JAPANESE

The KOMATSU Way and Human Resource Development

Developing global human resources is one of Komatsu's continuing challenges.

While constantly working towards making the “KOMATSU Way” a commonality in all our companies world-wide, we are also continually developing our training system to help our employees become experts in each division.


Human Resource Development and Training Structure

Komatsu strives for sustainable growth of both the company and employees through human resource development. Our policy is that "each employee should set high goals and be self-reliant and self-motivated in acquiring knowledge and skills" and that "the company should support employee career development through the implementation of necessary education for both the company and employees in a focused manner."

While fulfilling the education of professionals in a variety of fields, the company also supports the acquisition of knowledge and skills at every level at the company. Regular explanatory sessions and discussions are convened at Group companies to disseminate the KOMATSU Way and incorporate it into human resource development around the world at each level of the company hierarchy, as well as to allow this knowledge to be handed down to younger generations.


President Liu Fangchang Manager, TQM Division Zhu Lei

Using TQM Activities to Grow the Company and its People

Mr. Liu Fangchang, President                           
Mr. Zhu Lei, Manager, TQM Division   
Komatsu Shantui Construction Machinery Co., Ltd.
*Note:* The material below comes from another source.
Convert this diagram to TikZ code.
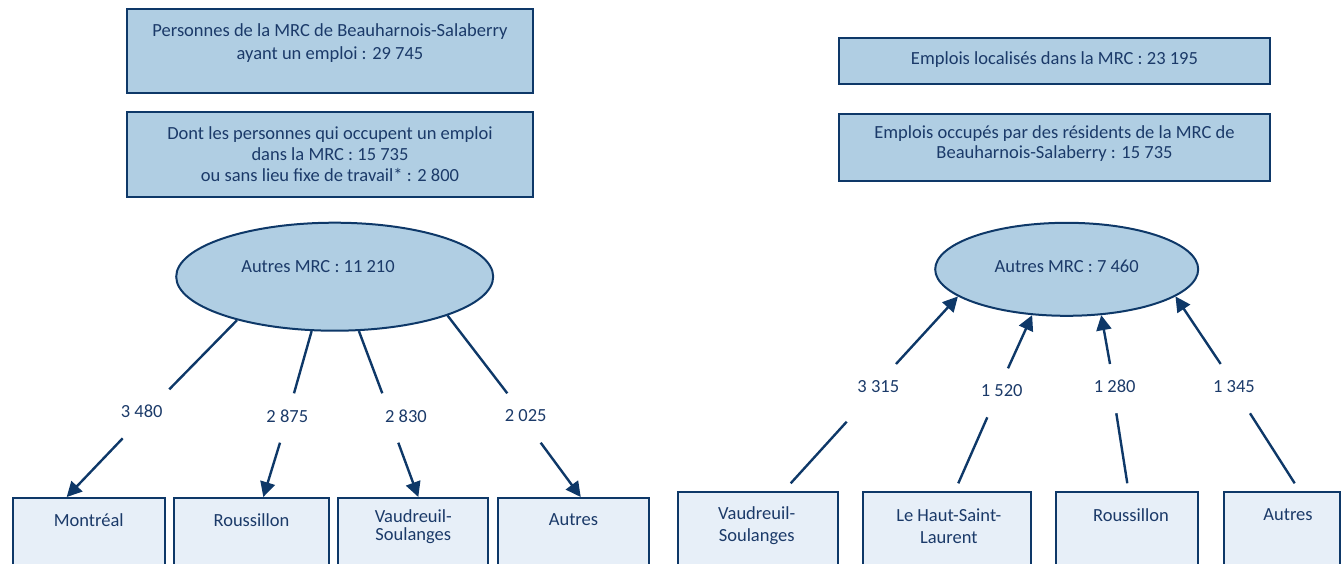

At Komatsu Shantui, our TQM (Total Quality Management) activities have been highly rated, and we received the Demming Prize in November 2013. At first, we didn't know where to begin in our TQM activities. However, we decided to start by fully examining the "current status" of our Quality Control, thought about how to start implementing improvement measures, and began conducting QC training at different management levels. We supplied employees that had been with the company for over 2 years with QC manuals, and while Japanese managers conducted training sessions, we appointed certain Chinese national staff members as implementation officers so that they could go back to their divisions to teach other staff members about the QC story.
As a result of promoting the implementation of TQM activities, some major issues in quality control at the production base were greatly improved, with fewer cases of faulty welding and assembly, and the percentage of complaints being significantly reduced compared to previous years' numbers. However, the most remarkable change was the employees' heightened awareness regarding production issues. Even if you want to start improvement activities, if you can't pinpoint the problems, the problems cannot be addressed. Saying, "There are no problems," just means you are not aware of the problems. If you can change the angle from which you are approaching the issue, often you will be able to find the problems. And then, once the problems are identified, the next step is to get employees to think independently about ways to fix the problem. Our staff members began to voluntarily meet with relevant departments to discuss our issues, and this has also been beneficial in improving internal communication. As the quality of managers improved among the national staff, we were able to significantly reduce the number of Japanese expatriate staff.
The thought behind TQM directly relates to the aims of the KOMATSU Way, and I can confirm that these TQM activities are in line with the direction of the KOMATSU Way. Going forward, we would like to continue to improve the quality of our staff, and to implement these activities with our partner companies. With help from our mother plant, we hope to continue to move forward with our TQM activities and our human resource development.